Canada’s C.D. Howe Institute recently gathered experts in four of the seven major sectors of our economy that Prime Minister Justin Trudeau is targeting to lower Canada’s industrial greenhouse gas emissions to 40%-45% below 2005 levels by 2030.
The four sectors — oil and gas, transportation, buildings and electricity — account for more than 70% of Canada’s 2020 emissions, the last year for which government data are available.
They were asked to assess how realistic Trudeau’s targets are, given that their industries will have to implement them.
Their verdict was that Environment and Climate Change Canada’s 2020 Emissions Reduction Plan is not a real plan.
Rather it is “a plan to have a plan … The cross-sector scope and economy-wide scale of the plan makes it unprecedented in modern Canadian history. No speaker or participant unreservedly found the plan’s aspirations easily achievable.”
While couched in diplomatic language — because every sector of the economy will have to deal with the federal government on lowering emissions — their verdict was clearly that Trudeau’s plan is aspirational as opposed to realistic.
In other words, it’s a “stretch goal” that both the government implementing it and the economic sectors that will have to achieve it know is unrealistic, no matter how many times Trudeau and Environment Minister Steven Guilbeault insist it can be done.
The same thing happened starting in 2016, when Trudeau and then environment minister Catherine McKenna repeatedly said their 2020 target to reduce emissions (which used to be Stephen Harper’s target) was feasible and a “floor” to what they intended to achieve.
They didn’t even come close.
Now let’s get down to the substance of what the industry experts reported about Trudeau’s 2030 emissions target, which is supposed to pave the way to “net zero” emissions by 2050.
They said Trudeau’s target, less than eight years away, is unrealistic because of the time it takes for governments to approve new infrastructure projects needed to lower emissions — some relying on technologies that haven’t been invented.
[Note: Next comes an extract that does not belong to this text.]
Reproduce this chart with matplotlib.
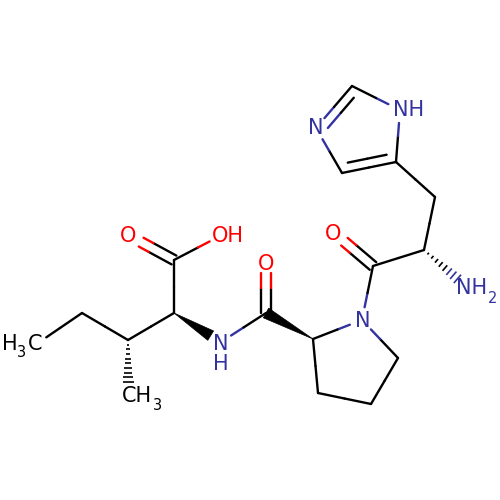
import numpy as np
import matplotlib
matplotlib.use("Agg")
import matplotlib.pyplot as plt

BLUE = "#33339f"
RED = "#ff0000"
BLACK = "#000000"

# atom positions (pixels, y down)
atom_names = ["Me1", "CH2", "CHb", "Me2", "CaI", "COOH", "O1", "OH", "NH", "CO2", "O2", "CaP", "Cb", "Cg", "Cd", "NP",
              "CO3", "O3", "CaH", "CbH", "C4", "C5", "N3", "C2", "N1", "NH2"]
atom_x = [38, 82, 128, 128, 174, 174, 128, 222, 221, 266, 266, 313, 318, 371, 398, 362,
          373, 333, 424, 435, 396, 342, 316, 352, 400, 468]
atom_y = [343, 313, 340, 382, 313, 260, 235, 235, 342, 313, 262, 339, 393, 404, 358, 320,
          266, 232, 250, 197, 162, 173, 128, 86, 110, 288]
atom_colors = {"O1": RED, "OH": RED, "O2": RED, "O3": RED,
               "NH": BLUE, "NP": BLUE, "N3": BLUE, "N1": BLUE, "NH2": BLUE}
# how far a bond stops short of a labelled atom
atom_gap = {"Me1": 10, "O1": 15, "OH": 14, "O2": 11, "O3": 15, "NH": 12, "NP": 13, "N3": 13, "N1": 13}

single_bonds = [("Me1", "CH2"), ("CH2", "CHb"), ("CHb", "CaI"), ("CaI", "COOH"), ("COOH", "OH"),
                ("NH", "CO2"), ("CaP", "Cb"), ("Cb", "Cg"), ("Cg", "Cd"), ("Cd", "NP"), ("NP", "CaP"),
                ("NP", "CO3"), ("CO3", "CaH"), ("CaH", "CbH"), ("CbH", "C4"), ("C4", "N1"), ("N1", "C2"),
                ("C5", "N3")]
center_double = [("COOH", "O1"), ("CO2", "O2"), ("CO3", "O3")]
ring_double = [("N3", "C2"), ("C4", "C5")]
wedges = [("CaI", "NH", 0.78), ("CaP", "CO2", 1.0)]
hashes = [("CHb", "Me2", 1.0, 9), ("CaH", "NH2", 0.76, 8)]

pos = {n: np.array([x, y], dtype=float) for n, x, y in zip(atom_names, atom_x, atom_y)}

fig = plt.figure(figsize=(5, 5), dpi=100)
ax = fig.add_axes([0, 0, 1, 1])
ax.set_xlim(0, 500)
ax.set_ylim(500, 0)
ax.axis("off")

LW = 1.7


def draw_bond(p, q, name_p, name_q, trim=True):
    # two colour line, split halfway between the atoms
    p, q = np.array(p, float), np.array(q, float)
    mid = (p + q) / 2
    d = (q - p) / np.linalg.norm(q - p)
    start = p + d * atom_gap.get(name_p, 0) if trim else p
    end = q - d * atom_gap.get(name_q, 0) if trim else q
    ax.plot([start[0], mid[0]], [start[1], mid[1]], color=atom_colors.get(name_p, BLACK), lw=LW,
            solid_capstyle="round")
    ax.plot([mid[0], end[0]], [mid[1], end[1]], color=atom_colors.get(name_q, BLACK), lw=LW,
            solid_capstyle="round")


for a, b in single_bonds:
    draw_bond(pos[a], pos[b], a, b)

# C=O, two lines either side of the axis
for a, b in center_double:
    d = pos[b] - pos[a]
    n = np.array([-d[1], d[0]]) / np.linalg.norm(d)
    draw_bond(pos[a] + n * 5, pos[b] + n * 5, a, b)
    draw_bond(pos[a] - n * 5, pos[b] - n * 5, a, b)

# ring double bonds, short inner line towards the middle of the ring
ring_center = np.mean([pos[n] for n in ["C4", "C5", "N3", "C2", "N1"]], axis=0)
for a, b in ring_double:
    draw_bond(pos[a], pos[b], a, b)
    d = pos[b] - pos[a]
    n = np.array([-d[1], d[0]]) / np.linalg.norm(d)
    if np.dot(n, ring_center - pos[a]) < 0:
        n = -n
    p = pos[a] + n * 9 + d * 0.14
    q = pos[b] + n * 9 - d * 0.14
    draw_bond(p, q, a, b, trim=False)

for a, b, frac in wedges:
    tip = pos[a]
    d = (pos[b] - tip) * frac
    n = np.array([-d[1], d[0]]) / np.linalg.norm(d)
    w = tip + d
    ax.fill([tip[0], w[0] + n[0] * 5.5, w[0] - n[0] * 5.5], [tip[1], w[1] + n[1] * 5.5, w[1] - n[1] * 5.5],
            color=BLACK, lw=0.5)

for a, b, frac, steps in hashes:
    tip = pos[a]
    d = (pos[b] - tip) * frac
    n = np.array([-d[1], d[0]]) / np.linalg.norm(d)
    for i in range(1, steps + 1):
        t = i / steps
        half = 0.5 + 5 * t
        c = tip + d * t
        color = BLUE if (b == "NH2" and t > 0.72) else BLACK
        ax.plot([c[0] - n[0] * half, c[0] + n[0] * half], [c[1] - n[1] * half, c[1] + n[1] * half],
                color=color, lw=1.2, solid_capstyle="butt")

# atom labels
FS = 15
SUB = 10.5


def label(x, y, s, color=BLACK, size=FS):
    ax.text(x, y, s, color=color, fontsize=size, ha="center", va="center_baseline", family="DejaVu Sans")


label(128, 234.5, "O", RED)
label(228, 234.5, "OH", RED)
label(266, 261.5, "O", RED)
label(333, 231.5, "O", RED)
label(221, 341.5, "N", BLUE)
label(221, 362, "H", BLUE)
label(362.5, 319, "N", BLUE)
label(316, 126.5, "N", BLUE)
label(409, 108.5, "NH", BLUE)
label(472, 286.5, "NH", BLUE)
label(493, 297, "2", BLUE, SUB)
label(10, 342, "H", BLACK)
label(22, 351, "3", BLACK, SUB)
label(35, 342, "C", BLACK)
label(137, 394.5, "CH", BLACK)
label(157, 404, "3", BLACK, SUB)

fig.savefig("out.png", dpi=100, facecolor="white")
As one of many examples of government red tape standing in the way of achieving Trudeau’s 2030 target, one participant noted Canada finished in 64th place in the World Bank’s 2020 ranking of how long it takes for industries to obtain construction permits.
Then there’s the issues of supply chain bottlenecks, skilled labour shortages, rising global demand for fossil fuel energy and the fact many initiatives must be approved by federal, provincial and Indigenous jurisdictions.
The industry experts noted Conservative and Liberal governments have missed every emission reduction target they’ve set going back 34 years — in 1988, 1990, 1993, 1997, 2010, 2015 and 2016 — making it “unlikely” Trudeau will hit his 2030 target announced in 2021.
One participant in the building sector said that in order to hit Trudeau’s 2030 emission target, 130,000 buildings per year would have to be retrofitted in Toronto alone.
Participants also cited the need for greater certainty and durability in government policies with regard to carbon pricing and taxation, so that industries can plan their efforts to reduce emissions over the long term.
These findings are more proof — as if more was needed — that in 2030, Canada will once again be so far behind its emission reduction targets that the 2050 target will be unachievable, leaving it to future governments to clean up the mess.
The only question is how much Canadian taxpayers will pay through carbon taxes and pricing for a plan that will fail.